Quick answer to the simPH issue: the polynomial terms need to be specified in the coxph call using the I function, e.g.:
cox_mod <- coxph(Surv(time, status) ~
ph.karno + pat.karno + meal.cal + I(meal.cal^2),
data = lung)
(The error handling in your use case is pretty poor.)

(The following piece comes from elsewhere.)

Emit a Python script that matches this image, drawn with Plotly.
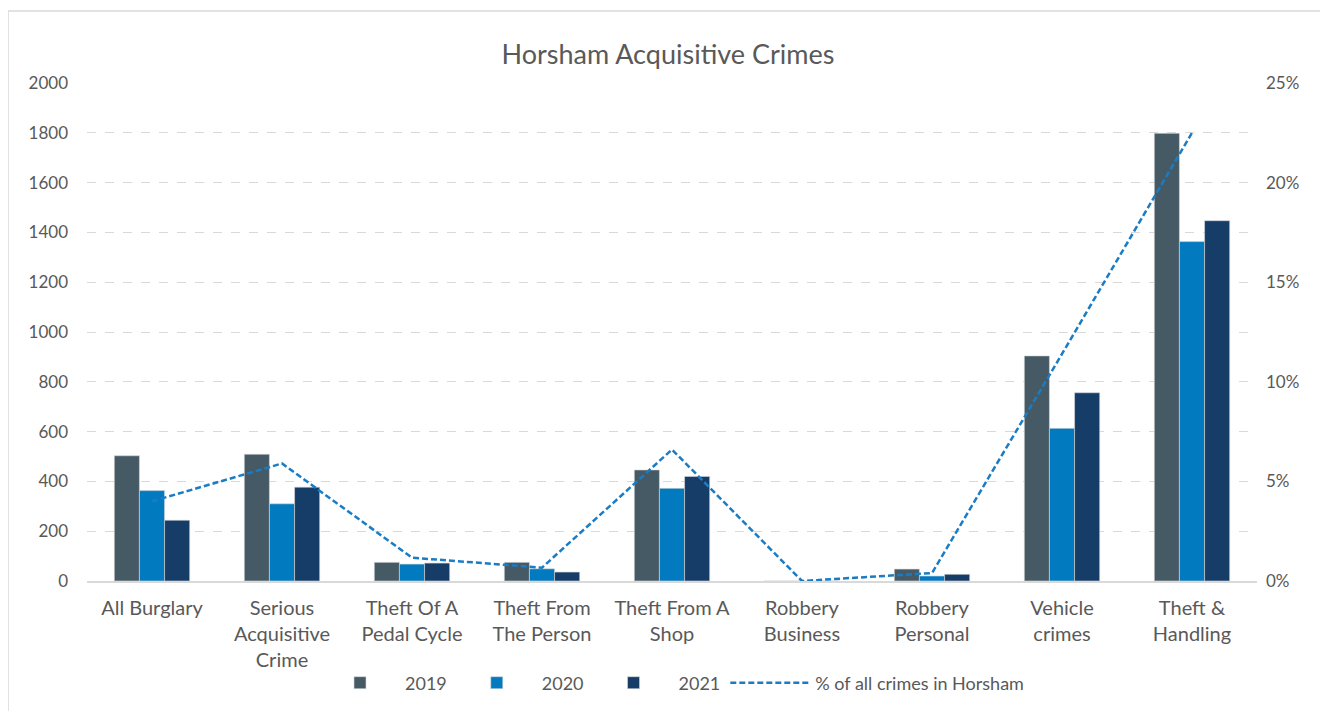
import plotly.graph_objects as go

categories = ["All Burglary", "Serious<br>Acquisitive<br>Crime", "Theft Of A<br>Pedal Cycle",
              "Theft From<br>The Person", "Theft From A<br>Shop", "Robbery<br>Business",
              "Robbery<br>Personal", "Vehicle<br>crimes", "Theft &<br>Handling"]
v2019 = [503, 509, 75, 75, 446, 0, 48, 904, 1798]
v2020 = [363, 310, 68, 49, 372, 0, 20, 613, 1363]
v2021 = [244, 377, 72, 36, 420, 0, 27, 756, 1447]
pct_all = [0.040, 0.059, 0.0117, 0.0067, 0.066, 0.0, 0.004, 0.114, 0.225]

FONT = "Lato"
GREY = "#595959"

# page body has an 8px margin, so the figure is 8px smaller and margins shifted
W, H = 1320, 703
L, T, PW, PH = 79, 75, 1170, 498

fig = go.Figure()
fig.add_trace(go.Bar(x=categories, y=v2019, name="2019", marker=dict(color="#465A66", line=dict(color="#D9D9D9", width=0.6))))
fig.add_trace(go.Bar(x=categories, y=v2020, name="2020", marker=dict(color="#027AC0", line=dict(color="#D9D9D9", width=0.6))))
fig.add_trace(go.Bar(x=categories, y=v2021, name="2021", marker=dict(color="#163D68", line=dict(color="#D9D9D9", width=0.6))))
fig.add_trace(go.Scatter(x=categories, y=pct_all, name="% of all crimes in Horsham", yaxis="y2",
                         mode="lines", line=dict(color="#1A7CC4", width=2.5, dash="6px,3px")))

fig.update_layout(
    width=W, height=H,
    paper_bgcolor="white", plot_bgcolor="white",
    margin=dict(l=L, r=W - L - PW, t=T, b=H - T - PH, autoexpand=False),
    barmode="group", bargap=0.42, bargroupgap=0,
    title=dict(text="Horsham Acquisitive Crimes", x=0.5, xanchor="center", y=1 - 47/H, yanchor="middle",
               font=dict(family=FONT, size=27, color=GREY)),
    font=dict(family=FONT, color=GREY),
    xaxis=dict(showline=True, linecolor="#D9D9D9", linewidth=1.5, ticks="",
               tickfont=dict(size=20, color=GREY), showgrid=False, ticklabelstandoff=8),
    yaxis=dict(range=[0, 2000], dtick=200, showgrid=True, gridcolor="#D9D9D9", griddash="dash",
               zeroline=False, tickfont=dict(size=17, color=GREY), ticklabelstandoff=18),
    yaxis2=dict(range=[0, 0.25], dtick=0.05, tickformat=".0%", overlaying="y", side="right",
                showgrid=False, zeroline=False, tickfont=dict(size=17, color=GREY), ticklabelstandoff=8),
    legend=dict(orientation="h", x=0.5, xanchor="center", y=-(675 - T - PH) / PH, yanchor="middle",
                font=dict(size=18, color=GREY), itemwidth=80, traceorder="normal"),
    showlegend=True,
)

fig.add_shape(type="line", xref="paper", yref="paper", x0=-L/PW, x1=-L/PW,
              y0=(T + PH - 3)/PH, y1=-(H - T - PH + 20)/PH, line=dict(color="#D9D9D9", width=1.5))
fig.add_shape(type="line", xref="paper", yref="paper", x0=-L/PW, x1=(W - L + 20)/PW,
              y0=(T + PH - 3)/PH, y1=(T + PH - 3)/PH, line=dict(color="#D9D9D9", width=1.5))

fig.write_html("out.html")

Using this modification (and 1000 simulations) with your code above should return something like:
Differences between simPH and predict
My guess to the differences is that simPH doesn't create confidence intervals around the transformed point estimates like predict. It draws simulations from the multivariate normal distribution specified by the fitted model, then shows the central 50% and 95% of this simulated distribution. The central line is just the median of the sims. It is explicitly a different logic from predict. For very non-monotonic quantities of interest, like this one, predict point estimates give highly substantively misleading results compared to simPH. There is little evidence for such a form based on 4 observations.